Lessons learned from the design, fabrication, integration, and test of a cryogenic, IR spectrometer for ground-based astronomy

摘要

The Infrared Multi-Object Spectrograph (IRMOS) is an instrument for the Kitt Peak National Observatory (KPNO) Mayall (3.8m) and 2.1m telescopes. IRMOS is a low- to mid-resolving power (R = λ/Δλ = 300―3000), near-IR (0.8―2.5 μm) spectrometer that produces simultaneous spectra of ～100 objects in its field of view using a real-time programmable, multi-aperture slit mask. The instrument operating temperature is ～85K to allow for infrared (IR) detector operation and for improved K-band performance. The optical bench and mirrors are machined from aluminum 6061-T651 and then further treated, theoretically allowing for less ambient to cryo change in the optical alignment.
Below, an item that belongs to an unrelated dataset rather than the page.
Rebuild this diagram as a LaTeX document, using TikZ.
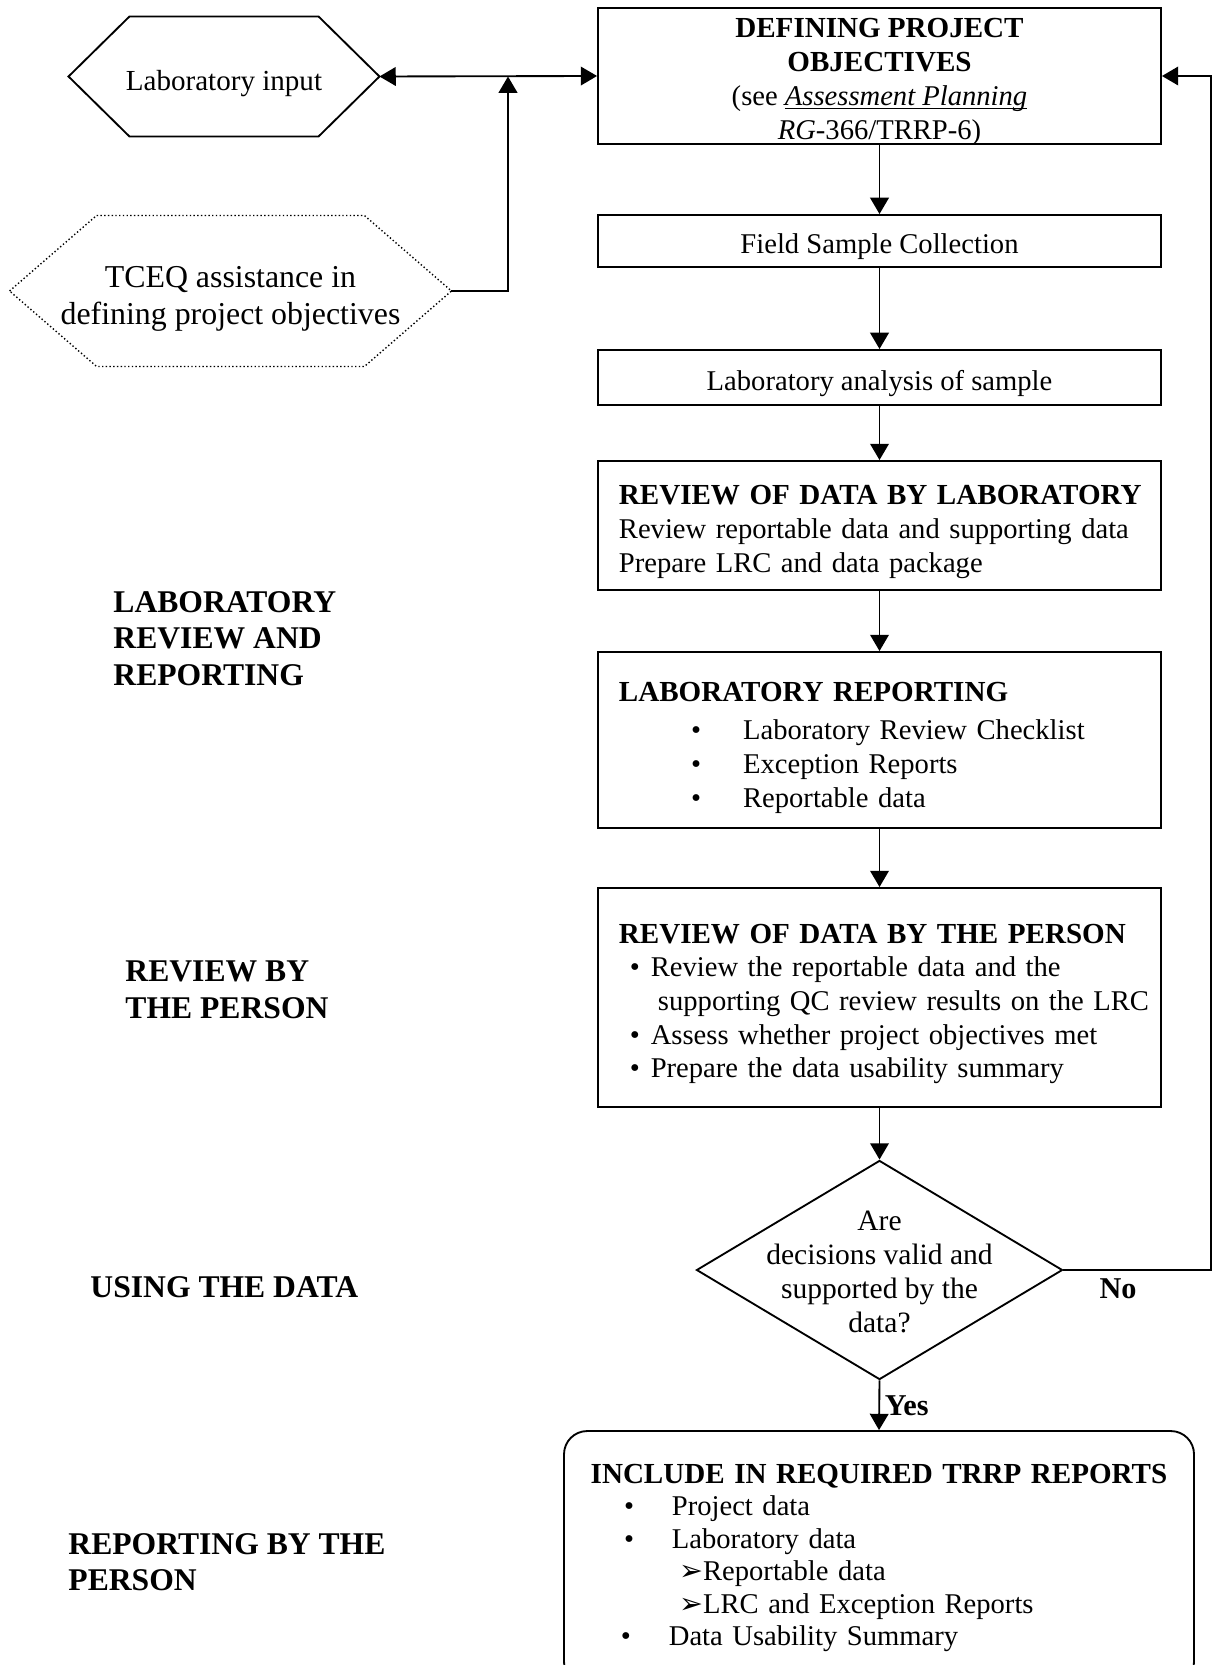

IRMOS utilizes four powered mirrors, three flat mirrors, two rotary mechanisms, one linear mechanism, a commercial micro electro-mechanical systems (MEMS) micro-mirror array device and a 1024x1024, HgCdTe detector. The final design of the instrument and all of its components evolved through several iterations and a series of requirement/feasibility trades. During the design process, we found the heritage of past instruments with similar operating conditions to be invaluable in understanding our challenge, maximizing performance, and minimizing cost. The decision-making process of our design, as well as some of the major technical achievements, are described from a systems point of view in order to provide a list of "lessons learned" for future cryogenic instrument design and construction.